Legal

Land conflict: Over 600 face eviction in Gulu City  

GULU – Over 600 people in Gulu City could be kicked from a contested piece of land following the recent issuance of an eviction order against them.

The eviction order relates to Civil Case No. 001 of 2013 heard in Gulu Magistrates Court where Richard Mundugu had dragged one Doreen Angee for illegally acquiring a letter of administration to manage the estate of his late father.

Mudungu told prosecution that the defendant [Angee] purported to be the daughter of his late father Alfred Vini who died in 1994.

In 2005, Angee claimed she was a biological daughter of the deceased and obtained a letter of administration that gave her custody of the contested land.

The contested land is located between Alokolum Road and Ring Road in Pabo Quarters, Bardege Layibi Division in Gulu City and more than 600 residents living on it.

Evidence provided in court revealed that the defendant was not a biological daughter to Vini, even though her mother was his wife. Angee’s mother also passed on.

The court document also revealed that Angee started selling off the land to the community after she illegally obtained the letter of administration.
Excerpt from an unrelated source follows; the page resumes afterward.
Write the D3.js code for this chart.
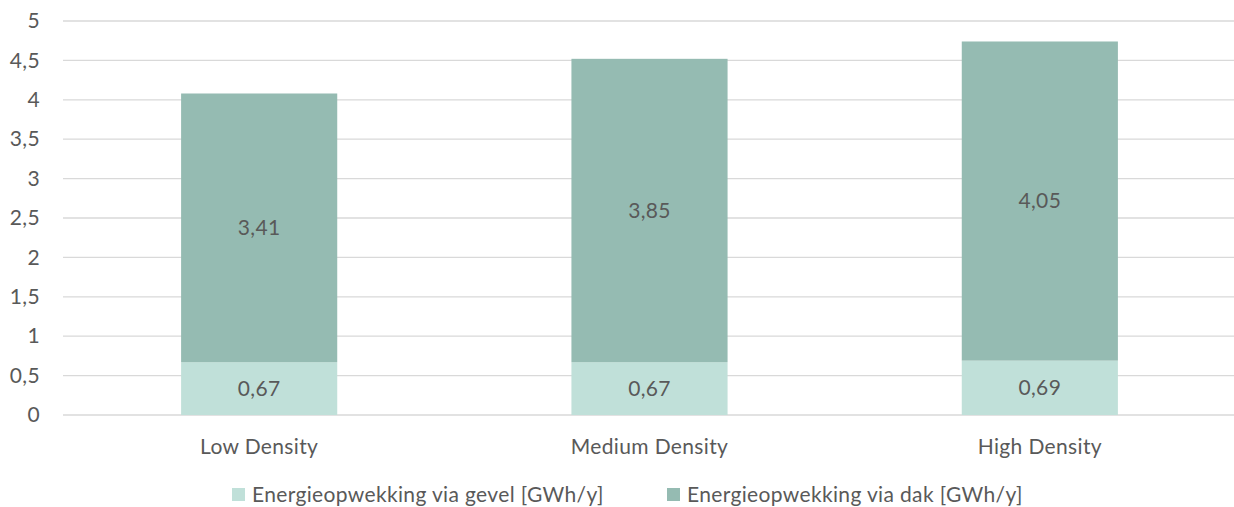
<!DOCTYPE html>
<html><head><meta charset="utf-8">
<script src="https://cdn.jsdelivr.net/npm/d3@7"></script>
<style>body{margin:0;background:#fff}svg{display:block}text{font-family:Lato,sans-serif;fill:#595959;letter-spacing:0.35px}</style>
</head><body><svg id="c" width="1234" height="507"></svg>
<script>
const categories = ["Low Density", "Medium Density", "High Density"];
const gevel = [0.67, 0.67, 0.69];
const dak = [3.41, 3.85, 4.05];
const seriesNames = ["Energieopwekking via gevel [GWh/y]", "Energieopwekking via dak [GWh/y]"];
const yTicks = [0, 0.5, 1, 1.5, 2, 2.5, 3, 3.5, 4, 4.5, 5];
const colors = ["#C0E0D9", "#95BBB2"];

const FS = "21px";
const svg = d3.select("#c");
const x = d3.scaleBand().domain(categories).range([64, 1235]).paddingInner(0.6).paddingOuter(0.3);
const y = d3.scaleLinear().domain([0, 5]).range([415, 21]);
const fmt = v => String(v).replace(".", ",");

svg.append("g").selectAll("line").data(yTicks).join("line")
  .attr("x1", 63).attr("x2", 1234).attr("y1", d => y(d)).attr("y2", d => y(d))
  .attr("stroke", "#D9D9D9").attr("stroke-width", 1.3);

const yAxis = d3.axisLeft(y).tickValues(yTicks).tickFormat(fmt).tickSize(0).tickPadding(0);
const ya = svg.append("g").attr("transform", "translate(40,0)").call(yAxis);
ya.select(".domain").remove();
ya.selectAll("text").style("font-size", FS).attr("fill", "#595959").style("font-family", "Lato,sans-serif");

const rows = categories.map((c, i) => ({cat: c, gevel: gevel[i], dak: dak[i]}));
const stack = d3.stack().keys(["gevel", "dak"])(rows);

stack.forEach((layer, li) => {
  const g = svg.append("g");
  g.selectAll("rect").data(layer).join("rect")
    .attr("x", d => x(d.data.cat)).attr("width", x.bandwidth())
    .attr("y", d => y(d[1])).attr("height", d => y(d[0]) - y(d[1]))
    .attr("fill", colors[li]);
  g.selectAll("text").data(layer).join("text")
    .attr("x", d => x(d.data.cat) + x.bandwidth() / 2)
    .attr("y", d => (y(d[0]) + y(d[1])) / 2)
    .attr("dy", "0.35em").attr("text-anchor", "middle")
    .style("font-size", FS)
    .text(d => fmt(d.data[layer.key]));
});

const xAxis = d3.axisBottom(x).tickSize(0).tickPadding(0);
const xa = svg.append("g").attr("transform", "translate(0,439)").call(xAxis);
xa.select(".domain").remove();
xa.selectAll("text").style("font-size", FS).attr("fill", "#595959").style("font-family", "Lato,sans-serif");

const legX = [232, 667];
seriesNames.forEach((n, i) => {
  svg.append("rect").attr("x", legX[i]).attr("y", 488).attr("width", 13).attr("height", 13).attr("fill", colors[i]);
  svg.append("text").attr("x", legX[i] + 20).attr("y", 495).attr("dy", "0.35em").style("font-size", FS).text(n);
});
</script></body></html>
In his testimony, Mudungu told court that his late father and three siblings died, leaving him as the only survivor in the family.

Mudungu, a UPDF soldier, said Angee fraudulently sold part of the land while he was on a foreign mission in South Sudan and the Democratic Republic of Congo.

The contested land was reportedly acquired in 1940 by one Vini from the former Acholi District Council in Layibi Division.

The judgement of 2016 by the then Chief Magistrate Paul Owino gave the plaintiff the rightful ownership of the contested land and directed that those in possession of the land should vacate.

Court had also issued an injunction of any activity in the contested land in March 2023 and directed that all the property established in the contested land be removed within 30 days.

However, the LC1 of Pabo Quarters, the affected area Thomas Raymond Opira alleged the claimant had encroached into other land with 30 more plots as opposed to 4 plots of land in the judgement.

He noted that several people who bought land in the area will be affected by the decision which he says has gone beyond the court jurisdiction.

Lillian Aciro, one of the affected persons says that she had bought a plot of land in 1994 worth Shs 450,000 in the area from one Agustino Olum and had lived on it for over 30 years without problem.

The resident city commissioner, Gulu Jane Frances Okili disclosed on Monday in an interview with this reporter that she had already summoned the conflicted parties for a mediation meeting.

“We want to narrow the evictions. There are those who have bought land from the caretakers of the land and those who didn’t pay anything but they have lived on it for a long time,” Okili said.

She said some people shall be compensated before the eviction order is executed.